O acesso à informação e aos bens culturais(refiro-me especificamente a músicas, filmes, textos etc) não envolve grandes barreiras hoje em dia. Qualquer trabalhador pode ter acesso e compartilhar informações artísticas, de modo que a busca pela diversão, pela distração, encontra seu pequeno oásis no celular. Entretanto, não se pode perder de vista a natureza da relação política que as massas estabelecem com imagens e sons no contexto digital. É perigoso dissociar informação de formação. Informar-se não representa nenhum obstáculo no Brasil contemporâneo: a overdose de fatos sociais é uma realidade cotidiana que vem embalada através das novas mídias. O problema surge quando nos indagamos sobre quais são os instrumentos teóricos que a população possui para interpretar aquilo que os seus sentidos experimentam. A visão adquire um peso maior do que os outros sentidos. Historicamente falando encontramos a raiz da questão no processo fotográfico, na revolução cinematográfica e finalmente na explosão da informática. Sem munição crítica as piores mentiras, as invenções mais cabeludas, as mais escandalosas histórias da carochinha e os produtos estéticos mais rasteiros empenhados na manipulação política, são percebidos como coisas naturais, como coisas verdadeiras.

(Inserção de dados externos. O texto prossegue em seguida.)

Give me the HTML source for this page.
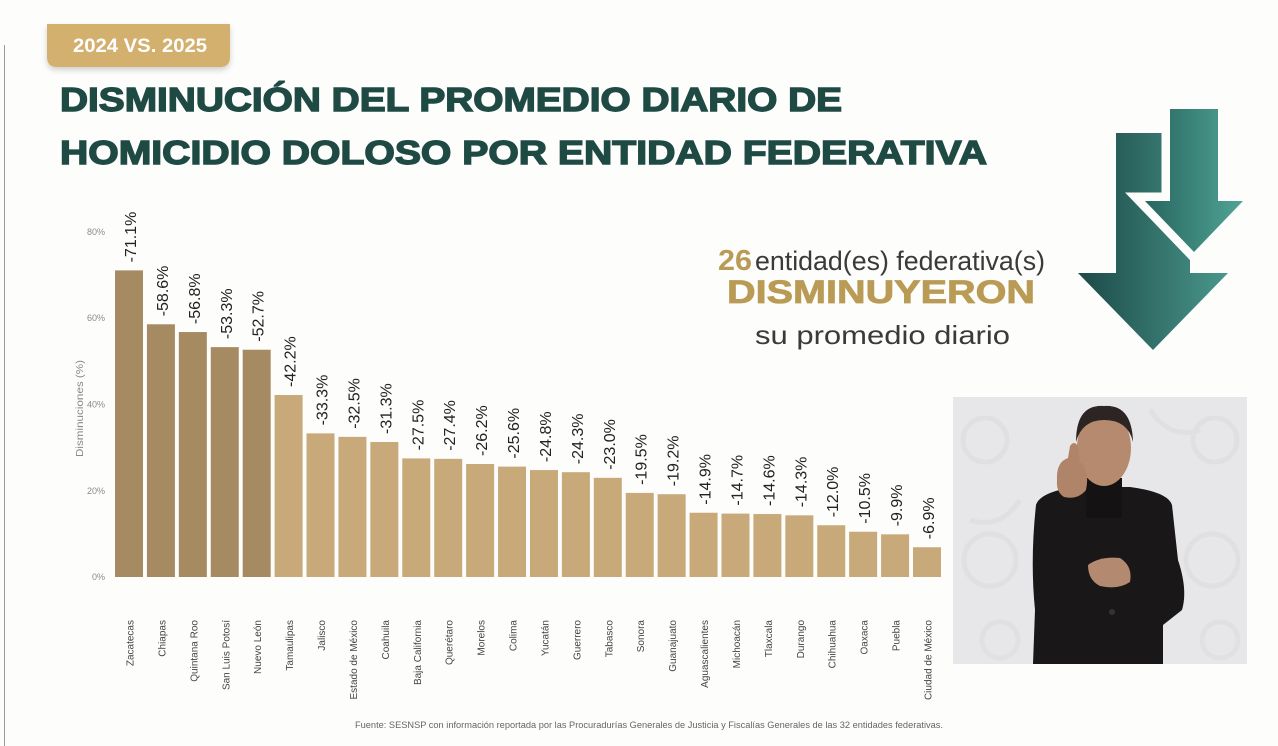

É um grande paradoxo o fato das tecnologias digitais aproximarem o conhecimento das pessoas ao mesmo tempo em que a imensa maioria não possui ferramentas adequadas para ler/interpretar o que se passa. Porém, seria pura bundamolice cairmos em diagnósticos apocalípticos. Como já foi defendido em outras ocasiões nesta mesma coluna, as transformações radicais que as técnicas de reprodução trouxeram para a arte(e devemos a Walter Benjamin e Bertolt Brecht esta sacada) implodiram as barreiras entre produtor e espectador, entre escritor e leitor. Mobilizar trabalhadores para fazer arte é uma necessidade política que corresponde à realidade técnica do nosso tempo. Promover experiências estéticas de choque, que visam a reflexão crítica e o estranhamento no cotidiano, é uma atitude politicamente consequente no interior do mundo digital.

Militantes da cultura são chamados na chincha para lidar com as possibilidades progressistas, com as novas práticas artísticas que podem se desenvolver neste mundo de pequenas e grandes telas. Tudo leva a crer que prazer e combate, crítica e distração não podem ser percebidos como coisas contrárias. Lutar para que os momentos de lazer não sejam a prolongação do trabalho alienado, exige naturalmente uma atenção especial às potencialidades políticas das intervenções artísticas. Um passo decisivo já foi dado por alguns artistas e militantes que arrancaram a palavra “arte” das alturas da estratosfera. O atual momento impõe cada vez mais a necessidade de concebermos a atividade artística enquanto atividade social: assim como uma bicicleta ou um secador de cabelo a obra de arte é um produto. Certo, nem todas as atividades produtivas são adequadas para expressar sentimentos e ideias. Todavia se situamos o fazer artístico no plano da produção social, então poderemos sair do velho labirinto idealista em que as obras de arte surgem como belos objetos que caem do céu.

É claro que quando nos referirmos ao significado histórico de romances, pinturas e peças de teatro, acabamos focando nossa atenção nos problemas da consciência e da representação da realidade; ou seja, como uma determinada obra tematiza por exemplo a exploração capitalista. Mas atentos ao recado de Benjamin, precisamos nos perguntar como nossas práticas culturais e artísticas não apenas referem-se às relações de produção mas como elas se inserem no interior destas mesmas relações. É aquele operário tapeado com mentiras fascistas na internet, que precisa estar inserido em novas relações de produção cultural(e somente no contexto das organizações políticas da classe trabalhadora que este processo pode se realizar de modo independente). Logicamente que a mensagem e a maneira como a opinião política do artista é expressa na estrutura da obra, são questões da maior importância. Devemos ter em mente que o combate à alienação social exige um compromisso com o conhecimento crítico, comunicado inclusive através da arte. Penso que já começamos a fazer isso. Temos muito trabalho/arte a produzir.